A Cumbersome Obstacle to Education: Censorship

In Book II and Book III of the Republic, Glaucon and Socrates discuss the implication of justice and how education can help create a model citizen who could identify what is just. Socrates approaches this situation by “[creating] a city in theory from its beginning”, so they can oversee potential problems that they might encounter (369c). In order to have a sustainable city, Socrates suggests that there would be a division of labor in which people specialize in different tasks. However, Glaucon disagree that bare necessities are sufficient for a satisfactory life. War is an inevitable scenario when luxurious pursuits exist in their world.
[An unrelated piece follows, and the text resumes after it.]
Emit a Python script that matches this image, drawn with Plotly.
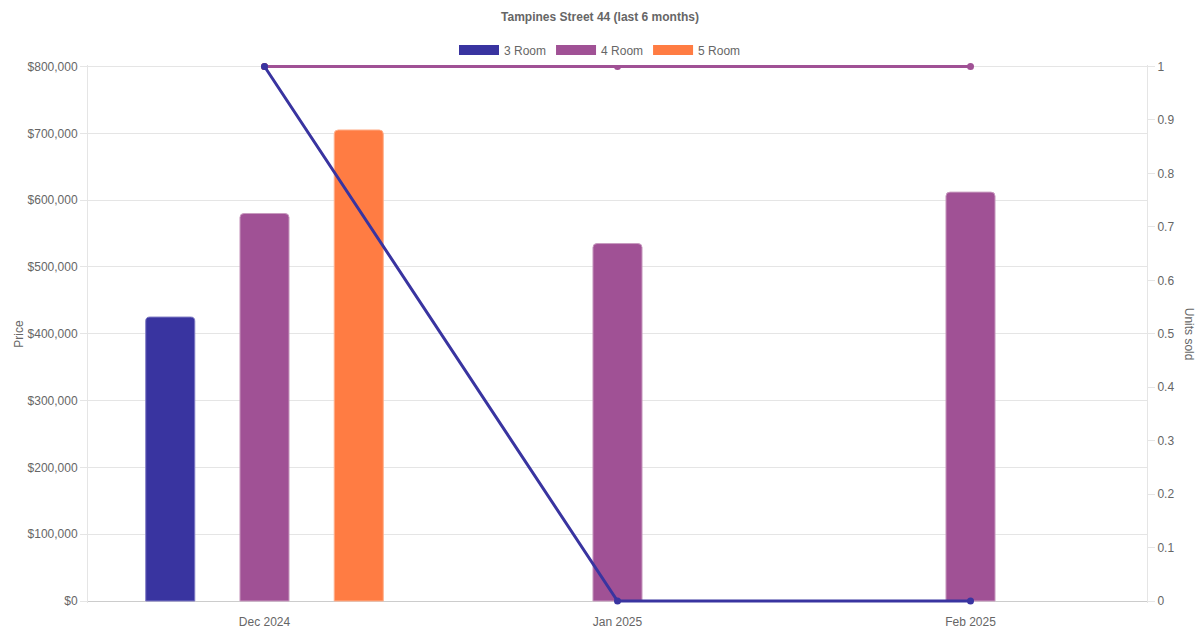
import plotly.graph_objects as go

# data
months = ["Dec 2024", "Jan 2025", "Feb 2025"]
rooms = ["3 Room", "4 Room", "5 Room"]
price_3 = [425000, None, None]
price_4 = [580000, 535000, 612000]
price_5 = [705000, None, None]
units_3 = [1, 0, 0]
units_4 = [1, 1, 1]
units_5 = [1, None, None]

colors = {"3 Room": "#3934A0", "4 Room": "#A05195", "5 Room": "#FF7C43"}
edges = {"3 Room": "#7f7bc4", "4 Room": "#c89bbf", "5 Room": "#ffb08c"}
prices = {"3 Room": price_3, "4 Room": price_4, "5 Room": price_5}
units = {"3 Room": units_3, "4 Room": units_4, "5 Room": units_5}

font = "Liberation Sans, Arial, sans-serif"
grey = "#666666"

# small padding so lines at 0 and 1 are not cut by the plot clip
pad = 2 / 535

fig = go.Figure()

# bars, placed like chart.js grouped bars (3 slots per category)
bar_w = 0.139
centers = {"3 Room": -0.267, "4 Room": 0.0, "5 Room": 0.267}
for r in rooms:
    fig.add_trace(go.Bar(
        x=months, y=prices[r], name=r, legendgroup=r, showlegend=False,
        width=bar_w, offset=centers[r] - bar_w / 2,
        marker=dict(color=colors[r], line=dict(color=edges[r], width=1)),
        yaxis="y"))

# unit lines on right axis, 3 Room drawn last so it sits on top
for r in ["5 Room", "4 Room", "3 Room"]:
    fig.add_trace(go.Scatter(
        x=months, y=units[r], name=r, legendgroup=r, showlegend=False,
        mode="lines+markers", line=dict(color=colors[r], width=3),
        marker=dict(color=colors[r], size=7), cliponaxis=False,
        yaxis="y2"))

# legend entries as wide boxes
for r in rooms:
    fig.add_trace(go.Scatter(
        x=[None], y=[None], name=r, legendgroup=r, mode="lines",
        line=dict(color=colors[r], width=12), yaxis="y2"))

fig.update_layout(
    width=1200, height=630,
    margin=dict(l=88, r=53, t=64, b=27),
    paper_bgcolor="white", plot_bgcolor="white",
    font=dict(family=font, size=12, color=grey),
    barmode="overlay", barcornerradius=4,
    title=dict(text="<b>Tampines Street 44 (last 6 months)</b>",
               x=0.5, xanchor="center", y=0.973, yanchor="middle",
               font=dict(size=12, color=grey)),
    legend=dict(orientation="h", xref="container", x=0.5, xanchor="center",
                yref="container", y=1 - 50 / 630, yanchor="middle",
                itemwidth=40, font=dict(size=12, color=grey),
                traceorder="normal"),
    showlegend=True,
    xaxis=dict(type="category", range=[-0.5, 2.5], showgrid=False,
               showline=False, ticks="outside", ticklen=8,
               tickcolor="rgba(0,0,0,0)", automargin=False,
               tickfont=dict(size=12, color=grey), zeroline=False),
    yaxis=dict(range=[-800000 * pad, 800000 * (1 + pad)], dtick=100000,
               tick0=0, tickprefix="$", automargin=False,
               tickformat=",", showgrid=True, gridcolor="#e5e5e5",
               showline=True, linecolor="#e5e5e5", ticks="outside",
               ticklen=7, tickcolor="#e5e5e5",
               zeroline=True, zerolinecolor="#cccccc", zerolinewidth=1,
               tickfont=dict(size=12, color=grey)),
    yaxis2=dict(range=[-pad, 1 + pad], dtick=0.1, tick0=0, overlaying="y",
                side="right", showgrid=False, showline=True,
                linecolor="#e5e5e5", ticks="outside", ticklen=7,
                automargin=False, tickcolor="#e5e5e5", zeroline=False,
                tickfont=dict(size=12, color=grey)),
    annotations=[
        dict(text="Units sold", xref="paper", yref="paper",
             x=1.0, xshift=51, y=0.5, textangle=90,
             showarrow=False, font=dict(size=12, color=grey)),
        dict(text="Price", xref="paper", yref="paper",
             x=0.0, xshift=-78, y=0.5, textangle=-90,
             showarrow=False, font=dict(size=12, color=grey)),
    ],
)

fig.write_html("out.html", config={"displayModeBar": False},
               post_script="document.body.style.margin='0';")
Hence, Glaucon and Socrates start discussing how guards should be developed since they are young to “be gentle to their own people and harsh to the enemy” (375c).
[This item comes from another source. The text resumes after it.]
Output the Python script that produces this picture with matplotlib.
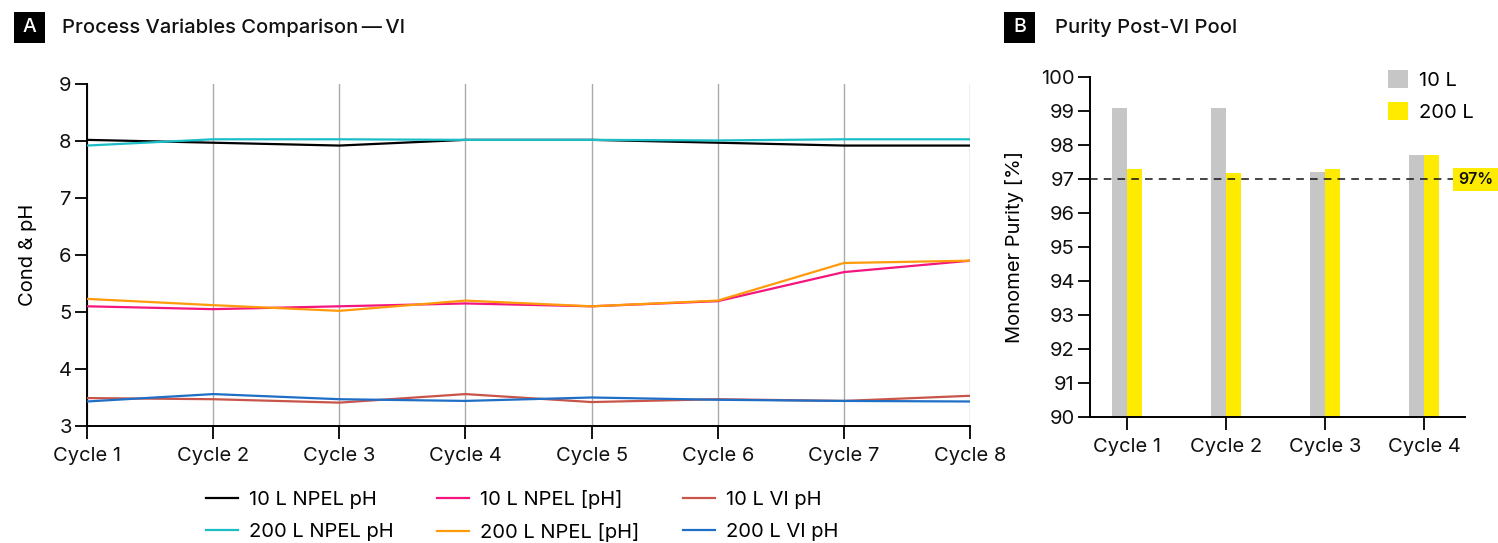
import matplotlib
matplotlib.use("Agg")
import matplotlib.pyplot as plt
import numpy as np
from matplotlib.patches import Rectangle

plt.rcParams['font.family'] = ['Inter', 'DejaVu Sans']

# ---- data ----
cycles_a = ["Cycle 1", "Cycle 2", "Cycle 3", "Cycle 4", "Cycle 5", "Cycle 6", "Cycle 7", "Cycle 8"]
npel_ph_10 = [8.02, 7.97, 7.92, 8.02, 8.02, 7.97, 7.92, 7.92]
npel_ph_200 = [7.92, 8.03, 8.03, 8.02, 8.02, 8.01, 8.03, 8.03]
npel_cph_10 = [5.10, 5.05, 5.10, 5.15, 5.10, 5.19, 5.70, 5.90]
npel_cph_200 = [5.23, 5.12, 5.02, 5.20, 5.10, 5.20, 5.86, 5.90]
vi_ph_10 = [3.49, 3.47, 3.41, 3.56, 3.42, 3.47, 3.44, 3.53]
vi_ph_200 = [3.43, 3.56, 3.47, 3.44, 3.50, 3.46, 3.44, 3.43]
a_yticks = [3, 4, 5, 6, 7, 8, 9]

cycles_b = ["Cycle 1", "Cycle 2", "Cycle 3", "Cycle 4"]
purity_10 = [99.1, 99.1, 97.2, 97.7]
purity_200 = [97.3, 97.17, 97.28, 97.7]
purity_limit = 97
b_yticks = list(range(90, 101))

W, H = 1498, 543
fig = plt.figure(figsize=(W / 100, H / 100), dpi=100)
FS = 14.5

def fx(px):
    return px / W

def fy(py):
    return 1 - py / H

# ---- Panel A ----
axA = fig.add_axes([fx(87), fy(426), fx(970 - 87), (426 - 84) / H])
x = np.arange(len(cycles_a))
series = [
    ("10 L NPEL pH", npel_ph_10, "#000000"),
    ("200 L NPEL pH", npel_ph_200, "#1cbec6"),
    ("10 L NPEL [pH]", npel_cph_10, "#f5157f"),
    ("200 L NPEL [pH]", npel_cph_200, "#ff9a0a"),
    ("10 L VI pH", vi_ph_10, "#c9554a"),
    ("200 L VI pH", vi_ph_200, "#1f6fc6"),
]
for lab, vals, col in series:
    axA.plot(x, vals, color=col, lw=1.6, label=lab, zorder=3)

axA.set_xlim(0, len(cycles_a) - 1)
axA.set_ylim(3, 9)
axA.set_xticks(x)
axA.set_xticklabels(cycles_a, fontsize=FS)
axA.set_yticks(a_yticks)
axA.set_yticklabels([str(v) for v in a_yticks], fontsize=FS)
axA.grid(axis='x', color='#aaaaaa', lw=1.0, zorder=0)
for s in ['top', 'right']:
    axA.spines[s].set_visible(False)
for s in ['left', 'bottom']:
    axA.spines[s].set_linewidth(1.4)
axA.tick_params(axis='both', direction='out', length=9, width=1.4, pad=2, colors='#111111')
axA.tick_params(axis='x', pad=6)
axA.set_ylabel("Cond & pH", fontsize=FS, labelpad=16)

handles, labels = axA.get_legend_handles_labels()
legA = fig.legend(handles, labels,
                  ncol=3, loc='center', bbox_to_anchor=(fx(522), fy(516)),
                  frameon=False, fontsize=FS, handlelength=1.6, handletextpad=0.55,
                  columnspacing=2.15, labelspacing=0.72)

# ---- Panel B ----
axB = fig.add_axes([fx(1090), fy(417), fx(1465 - 1090), (417 - 77) / H])
xb = np.arange(len(cycles_b))
bw = 0.155
axB.bar(xb - bw / 2, [v - 90 for v in purity_10], bw, bottom=90, color="#c6c6c6", label="10 L", zorder=2)
axB.bar(xb + bw / 2, [v - 90 for v in purity_200], bw, bottom=90, color="#ffeb00", label="200 L", zorder=2)
axB.axhline(purity_limit, xmin=0, xmax=(1453 - 1090) / (1465 - 1090), color='#111111', lw=1.1,
            ls=(0, (5, 4)), zorder=3)
axB.set_xlim(-0.374, 3.414)
axB.set_ylim(90, 100)
axB.set_xticks(xb)
axB.set_xticklabels(cycles_b, fontsize=FS)
axB.set_yticks(b_yticks)
axB.set_yticklabels([str(v) for v in b_yticks], fontsize=FS)
for s in ['top', 'right']:
    axB.spines[s].set_visible(False)
for s in ['left', 'bottom']:
    axB.spines[s].set_linewidth(1.4)
axB.tick_params(axis='both', direction='out', length=9, width=1.4, pad=2, colors='#111111')
axB.tick_params(axis='x', pad=6)
axB.set_ylabel("Monomer Purity [%]", fontsize=FS, labelpad=12)
axB.legend(loc='upper left', bbox_to_anchor=((1370 - 1090) / (1465 - 1090), 1.075),
           frameon=False, fontsize=FS, handlelength=1.0, handleheight=1.0,
           handletextpad=0.55, labelspacing=0.6)

# 97% label
yb = axB.transData.transform((0, purity_limit))[1] / H
fig.patches.append(Rectangle((fx(1453), yb - 11.5 / H), fx(45), 23 / H, transform=fig.transFigure,
                             facecolor="#ffeb00", edgecolor='none', zorder=5))
fig.text(fx(1476), yb, "97%", ha='center', va='center', fontsize=11.5, fontweight='semibold',
         color='#111111', zorder=6)

# ---- Titles with letter boxes ----
for letter, bx, tx, title in [("A", 14, 62, "Process Variables Comparison\u2009\u2014\u2009VI"),
                              ("B", 1004, 1055, "Purity Post-VI Pool")]:
    fig.patches.append(Rectangle((fx(bx), fy(43)), fx(31), 31 / H, transform=fig.transFigure,
                                 facecolor='black', edgecolor='none'))
    fig.text(fx(bx + 15.5), fy(27.5), letter, ha='center', va='center', color='white', fontsize=14,
             fontweight='medium')
    fig.text(fx(tx), fy(27.5), title, ha='left', va='center', color='#111111', fontsize=14.5,
             fontweight='medium')

fig.savefig("out.png", dpi=100)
Education in Socrates’s world can be described in one word: censorship. Socrates argues that the depiction of Greek gods is immoral, so “everyone will be ready to excuse himself when he’s bad” (391e). However, one’s opinion is often prone to be subjective and biased, and Socrates’s is not an exception. Socrates only wants to expose his guards to what he approves. In this regard, he is the opposite of what education should be: an unlimited freedom to explore the world. In order to distinguish justice from injustice, one needs to know what is right and what is wrong. Hence, it is impossible to cherish what is just when one does not know what being unjust means. Instead of censoring the materials that one deems obscene, one should analyze and explain why those materials are immoral to one’s students. Censorship is ignorance. Whereas, trusting in the basic virtues in human enough to teach sinful things is wisdom.

In conclusion, Socrates contradicts his usual belief that wisdom is the gateway to achieve “eudaimonia” by censoring knowledge. Hence, a real education, regardless of the time period, should allow human beings unlimited access to what mankind already knows, for the “unknown” is only discovered with a good grasp of the “known”.